_Record extracts_:
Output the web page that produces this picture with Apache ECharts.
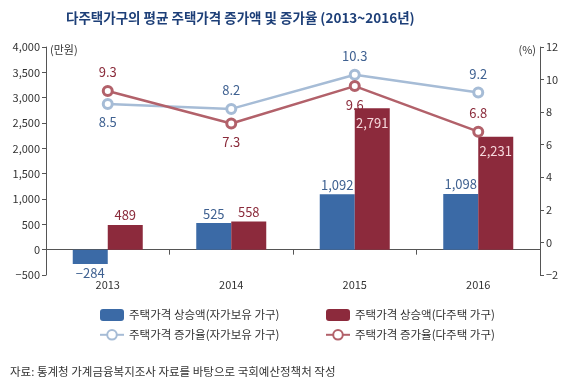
<!DOCTYPE html>
<html><head><meta charset="utf-8">
<script src="https://cdn.jsdelivr.net/npm/echarts@6/dist/echarts.min.js"></script>
<style>html,body{margin:0;padding:0;background:#fff}#c{width:575px;height:388px}</style>
</head><body><div id="c"></div>
<script>
const categories = ['2013', '2014', '2015', '2016'];
const ownerAmount = [-284, 525, 1092, 1098];
const multiAmount = [489, 558, 2791, 2231];
const ownerRate = [8.5, 8.2, 10.3, 9.2];
const multiRate = [9.3, 7.3, 9.6, 6.8];
const leftTicks = [-500, 4000, 500];
const rightTicks = [-2, 12, 2];
const names = ['주택가격 상승액(자가보유 가구)', '주택가격 상승액(다주택 가구)', '주택가격 증가율(자가보유 가구)', '주택가격 증가율(다주택 가구)'];

const FONT = '"Noto Sans CJK KR", "Noto Sans", sans-serif';
const BLUE = '#3b6aa6', RED = '#8c2a3c', LBLUE = '#a6bcd6', LRED = '#b2616a';
const BLUE_T = '#3f6191', RED_T = '#8a2a3a';
const fmt = v => (v < 0 ? '−' : '') + Math.abs(v).toLocaleString('en-US');

const chart = echarts.init(document.getElementById('c'), null, {renderer: 'canvas'});
const axisCol = '#555';
chart.setOption({
  animation: false,
  textStyle: {fontFamily: FONT},
  title: {
    text: '다주택가구의 평균 주택가격 증가액 및 증가율 (2013~2016년)',
    left: 61, top: 6,
    textStyle: {fontFamily: FONT, fontSize: 13.5, fontWeight: 'bold', color: '#1d3f78'}
  },
  graphic: [{
    type: 'text', left: 10, top: 366,
    style: {text: '자료: 통계청 가계금융복지조사 자료를 바탕으로 국회예산정책처 작성', font: '11.5px ' + FONT, fill: '#333'}
  }],
  legend: [{
    data: [names[0], names[2]], orient: 'vertical', left: 94, top: 304, itemGap: 8,
    itemWidth: 24, itemHeight: 12, textStyle: {fontFamily: FONT, fontSize: 11.5, color: '#333'}
  }, {
    data: [names[1], names[3]], orient: 'vertical', left: 320, top: 304, itemGap: 8,
    itemWidth: 24, itemHeight: 12, textStyle: {fontFamily: FONT, fontSize: 11.5, color: '#333'}
  }],
  grid: {left: 46, right: 35, top: 47, bottom: 113, containLabel: false},
  xAxis: {
    type: 'category', data: categories,
    axisLine: {onZero: true, lineStyle: {color: axisCol, width: 1}},
    axisTick: {show: true, inside: false, length: 5, lineStyle: {color: axisCol}},
    axisLabel: {margin: 4, fontFamily: FONT, fontSize: 11, color: '#333'}
  },
  yAxis: [{
    type: 'value', min: leftTicks[0], max: leftTicks[1], interval: leftTicks[2],
    name: '(만원)', nameGap: 4, nameLocation: 'end',
    nameTextStyle: {fontFamily: FONT, fontSize: 11, color: '#333', align: 'left', padding: [0, 0, -12, 4]},
    axisLine: {show: true, lineStyle: {color: axisCol}},
    axisTick: {show: true, length: 4, lineStyle: {color: axisCol}},
    splitLine: {show: false},
    axisLabel: {formatter: v => v.toLocaleString('en-US').replace('-', '−'), fontFamily: FONT, fontSize: 11, color: '#333', margin: 6}
  }, {
    type: 'value', min: rightTicks[0], max: rightTicks[1], interval: rightTicks[2],
    name: '(%)', nameGap: 4, nameLocation: 'end',
    nameTextStyle: {fontFamily: FONT, fontSize: 11, color: '#333', align: 'right', padding: [0, 4, -12, 0]},
    axisLine: {show: true, lineStyle: {color: axisCol}},
    axisTick: {show: true, length: 4, lineStyle: {color: axisCol}},
    splitLine: {show: false},
    axisLabel: {formatter: v => String(v).replace('-', '−'), fontFamily: FONT, fontSize: 11, color: '#333', margin: 6}
  }],
  series: [{
    name: names[0], type: 'bar', data: ownerAmount, barWidth: 35, barGap: '0%',
    itemStyle: {color: BLUE},
    label: {show: true, position: 'top', formatter: p => fmt(p.value), fontFamily: FONT, fontSize: 13, color: BLUE_T, distance: 3},
    z: 2
  }, {
    name: names[1], type: 'bar', data: multiAmount, barWidth: 35,
    itemStyle: {color: RED},
    label: {show: true, position: 'top', formatter: p => fmt(p.value), fontFamily: FONT, fontSize: 13, color: RED_T, distance: 3},
    z: 2
  }, {
    name: names[2], type: 'line', yAxisIndex: 1, data: ownerRate,
    symbol: 'circle', symbolSize: 9,
    lineStyle: {color: LBLUE, width: 2.5},
    itemStyle: {color: '#fff', borderColor: LBLUE, borderWidth: 3},
    label: {show: true, position: 'top', fontFamily: FONT, fontSize: 13, color: BLUE_T, distance: 6, formatter: p => p.value.toFixed(1)},
    z: 5
  }, {
    name: names[3], type: 'line', yAxisIndex: 1, data: multiRate,
    symbol: 'circle', symbolSize: 9,
    lineStyle: {color: LRED, width: 2.5},
    itemStyle: {color: '#fff', borderColor: LRED, borderWidth: 3},
    label: {show: true, position: 'top', fontFamily: FONT, fontSize: 13, color: RED_T, distance: 6, formatter: p => p.value.toFixed(1)},
    z: 6
  }]
});

// Per-point label placement adjustments (style only)
const opt = chart.getOption();
const s = opt.series;
s[0].data = ownerAmount.map(v => v < 0 ? {value: v, label: {position: 'bottom'}} : v);
s[1].data = multiAmount.map(v => v > 2000 ? {value: v, label: {position: 'insideTop', color: '#f6d8dc', distance: 8}} : v);
s[2].data = ownerRate.map((v, i) => i === 0 ? {value: v, label: {position: 'bottom'}} : v);
s[3].data = multiRate.map((v, i) => (i === 1 || i === 2) ? {value: v, label: {position: 'bottom'}} : v);
chart.setOption({series: s});
</script></body></html>
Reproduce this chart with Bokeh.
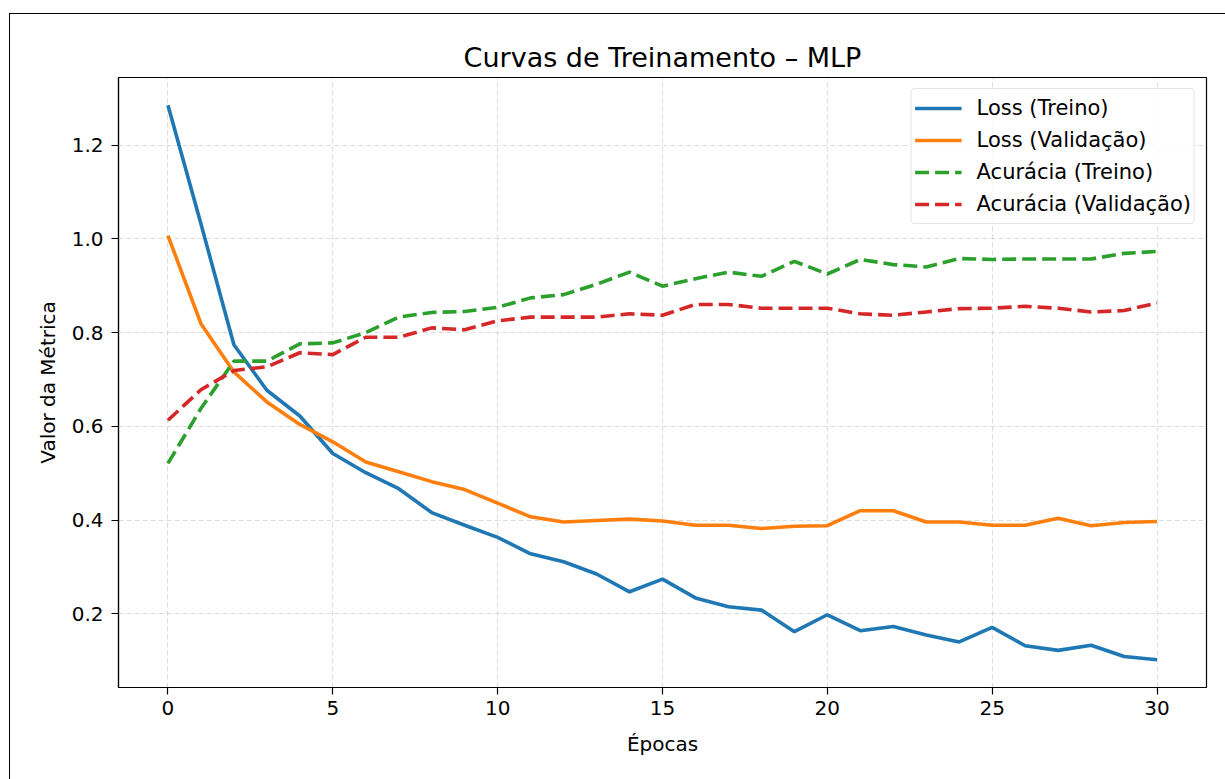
from bokeh.plotting import figure
from bokeh.models import Range1d, FixedTicker, Legend, LegendItem, PrintfTickFormatter, InlineStyleSheet
from bokeh.embed import file_html
from bokeh.resources import INLINE

epochs = list(range(31))
loss_treino = [1.285, 1.032, 0.774, 0.677, 0.622, 0.542, 0.501, 0.467, 0.416, 0.389,
               0.363, 0.328, 0.311, 0.285, 0.247, 0.274, 0.234, 0.215, 0.208, 0.162,
               0.198, 0.164, 0.173, 0.155, 0.140, 0.171, 0.132, 0.122, 0.133, 0.109, 0.102]
loss_val = [1.007, 0.819, 0.716, 0.652, 0.604, 0.567, 0.524, 0.503, 0.482, 0.465,
            0.436, 0.407, 0.396, 0.399, 0.402, 0.398, 0.389, 0.389, 0.382, 0.387,
            0.388, 0.420, 0.420, 0.396, 0.396, 0.389, 0.389, 0.404, 0.388, 0.395, 0.397]
acc_treino = [0.521, 0.638, 0.739, 0.739, 0.776, 0.778, 0.800, 0.833, 0.843, 0.845,
              0.854, 0.874, 0.881, 0.903, 0.929, 0.899, 0.915, 0.929, 0.920, 0.952,
              0.925, 0.956, 0.945, 0.940, 0.958, 0.956, 0.957, 0.957, 0.957, 0.969, 0.973]
acc_val = [0.613, 0.678, 0.719, 0.727, 0.757, 0.753, 0.790, 0.790, 0.810, 0.806,
           0.825, 0.833, 0.833, 0.833, 0.840, 0.837, 0.860, 0.860, 0.852, 0.852,
           0.852, 0.840, 0.837, 0.844, 0.851, 0.852, 0.856, 0.852, 0.844, 0.847, 0.863]

x_ticks = [0, 5, 10, 15, 20, 25, 30]
y_ticks = [0.2, 0.4, 0.6, 0.8, 1.0, 1.2]

FONT = "DejaVu Sans"

allv = loss_treino + loss_val + acc_treino + acc_val
lo, hi = min(allv), max(allv)
span = hi - lo
xspan = max(epochs) - min(epochs)

outer = InlineStyleSheet(css="""
:host::after {
  content: "";
  position: absolute;
  left: 9px; top: 13px; right: -20px; bottom: -20px;
  border: 1px solid #000000;
  pointer-events: none;
}
""")

p = figure(width=1225, height=779, output_backend="svg", toolbar_location=None,
           x_range=Range1d(min(epochs) - 0.05 * xspan, max(epochs) + 0.05 * xspan),
           y_range=Range1d(lo - 0.05 * span, hi + 0.05 * span),
           min_border_left=118, min_border_right=19, min_border_top=77, min_border_bottom=92,
           title="Curvas de Treinamento – MLP", stylesheets=[outer])

p.title.align = "center"
p.title.text_font = FONT
p.title.text_font_size = "27px"
p.title.text_font_style = "normal"
p.title.text_color = "#000000"
p.title.standoff = 9

p.outline_line_color = "#000000"
p.outline_line_width = 1.2
p.outline_line_alpha = 1.0

for ax in (p.xaxis[0], p.yaxis[0]):
    ax.axis_line_color = "#000000"
    ax.axis_line_width = 1.2
    ax.major_tick_line_color = "#000000"
    ax.major_tick_line_width = 1.2
    ax.major_tick_out = 7
    ax.major_tick_in = 0
    ax.minor_tick_line_color = None
    ax.major_label_text_font = FONT
    ax.major_label_text_font_size = "20px"
    ax.major_label_text_color = "#000000"
    ax.axis_label_text_font = FONT
    ax.axis_label_text_font_size = "20px"
    ax.axis_label_text_font_style = "normal"
    ax.axis_label_text_color = "#000000"

p.xaxis.ticker = FixedTicker(ticks=x_ticks)
p.yaxis.ticker = FixedTicker(ticks=y_ticks)
p.yaxis.formatter = PrintfTickFormatter(format="%.1f")
p.xaxis.axis_label = "Épocas"
p.yaxis.axis_label = "Valor da Métrica"
p.xaxis.major_label_standoff = 6
p.yaxis.major_label_standoff = 8
p.xaxis.axis_label_standoff = 14
p.yaxis.axis_label_standoff = 9

for g in (p.xgrid[0], p.ygrid[0]):
    g.grid_line_color = "#cfcfcf"
    g.grid_line_alpha = 0.7
    g.grid_line_dash = "5 3"
    g.grid_line_width = 1.1

r1 = p.line(epochs, loss_treino, line_color="#1f77b4", line_width=3.6)
r2 = p.line(epochs, loss_val, line_color="#ff7f0e", line_width=3.6)
r3 = p.line(epochs, acc_treino, line_color="#2ca02c", line_width=3.6, line_dash="14 6")
r4 = p.line(epochs, acc_val, line_color="#d62728", line_width=3.6, line_dash="14 6")

legend = Legend(items=[
    LegendItem(label="Loss (Treino)", renderers=[r1]),
    LegendItem(label="Loss (Validação)", renderers=[r2]),
    LegendItem(label="Acurácia (Treino)", renderers=[r3]),
    LegendItem(label="Acurácia (Validação)", renderers=[r4]),
], location="top_right")
legend.margin = 11
legend.padding = 3
legend.spacing = 0
legend.glyph_width = 47
legend.glyph_height = 32
legend.label_height = 32
legend.label_standoff = 15
legend.label_text_font = FONT
legend.label_text_font_size = "21px"
legend.label_text_color = "#000000"
legend.border_line_color = "#cccccc"
legend.border_line_width = 1.2
legend.border_radius = 4
legend.background_fill_alpha = 0.8
p.add_layout(legend)

open("out.html", "w").write(file_html(p, INLINE))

_Task prompt_: Give back exactly the lines from the first line of the data through the line with "const fmt = v", pictures excluded.

_Task result_:
Output the web page that produces this picture with Apache ECharts.
<!DOCTYPE html>
<html><head><meta charset="utf-8">
<script src="https://cdn.jsdelivr.net/npm/echarts@6/dist/echarts.min.js"></script>
<style>html,body{margin:0;padding:0;background:#fff}#c{width:575px;height:388px}</style>
</head><body><div id="c"></div>
<script>
const categories = ['2013', '2014', '2015', '2016'];
const ownerAmount = [-284, 525, 1092, 1098];
const multiAmount = [489, 558, 2791, 2231];
const ownerRate = [8.5, 8.2, 10.3, 9.2];
const multiRate = [9.3, 7.3, 9.6, 6.8];
const leftTicks = [-500, 4000, 500];
const rightTicks = [-2, 12, 2];
const names = ['주택가격 상승액(자가보유 가구)', '주택가격 상승액(다주택 가구)', '주택가격 증가율(자가보유 가구)', '주택가격 증가율(다주택 가구)'];

const FONT = '"Noto Sans CJK KR", "Noto Sans", sans-serif';
const BLUE = '#3b6aa6', RED = '#8c2a3c', LBLUE = '#a6bcd6', LRED = '#b2616a';
const BLUE_T = '#3f6191', RED_T = '#8a2a3a';
const fmt = v => (v < 0 ? '−' : '') + Math.abs(v).toLocaleString('en-US');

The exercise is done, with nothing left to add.